A pesar del despliegue mediático de una política social que ha generado mucho ruido y pocas nueces, la realidad golpea con fuerza: los estudiantes siguen con carencias y necesidades irresueltas. Como demuestra el estudio, a decir de los padres de familia, el dinero empleado para paliar el hambre y la pobreza extrema termina descobijando las finalidades originales para las cuales fueron creados los programas de becas. En lugar de resolver la desigualdad, estos apoyos terminan arraigando las carencias sociales más profundas: el acceso y la permanencia escolar, que permanecen intocadas, a pesar de la beca.
Los resultados de este estudio deben encender los semáforos en rojo y ser materia de una revisión más profunda del programa de becas “Benito Juárez”. Es indispensable evaluar y auditar a fondo estos programas para evitar que se comporten como simples paliativos de la pobreza extrema, en lugar de construir capacidades que permitan romper el ciclo de la pobreza transgeneracional. Porque de eso se trata: de sembrar las bases de una movilidad social real, cimentada en trayectorias educativas completas que eleven la permanencia escolar y la escolaridad promedio.
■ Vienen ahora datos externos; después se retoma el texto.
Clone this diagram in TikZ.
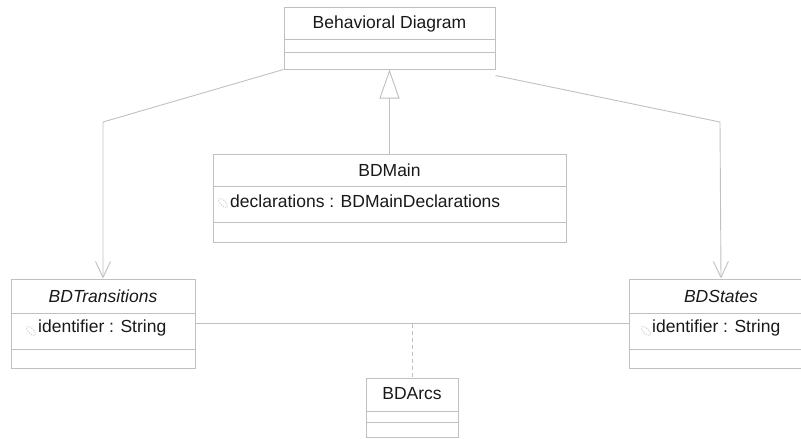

Las respuestas tan distintas entre padres de familia y personal directivo solo hacen más evidente la disonancia cognitiva en la que están inmersos los directivos, seguramente marcada por la distancia que mantienen con los hogares de los estudiantes. A esto se suma la ceguera de los funcionarios que diseñaron el programa, quienes deberían aprender de este estudio: la pulverización aislada de recursos, sin transversalidad, sin seguimiento y sin articulación, arroja resultados pírricos. Ahí están las consecuencias: apenas un 2% de impacto en la reducción del abandono escolar, una cifra insignificante frente a la magnitud del rezago educativo nacional y de la inmensa mayoría de niñas, niños y jóvenes que no concluyen una carrera universitaria en México.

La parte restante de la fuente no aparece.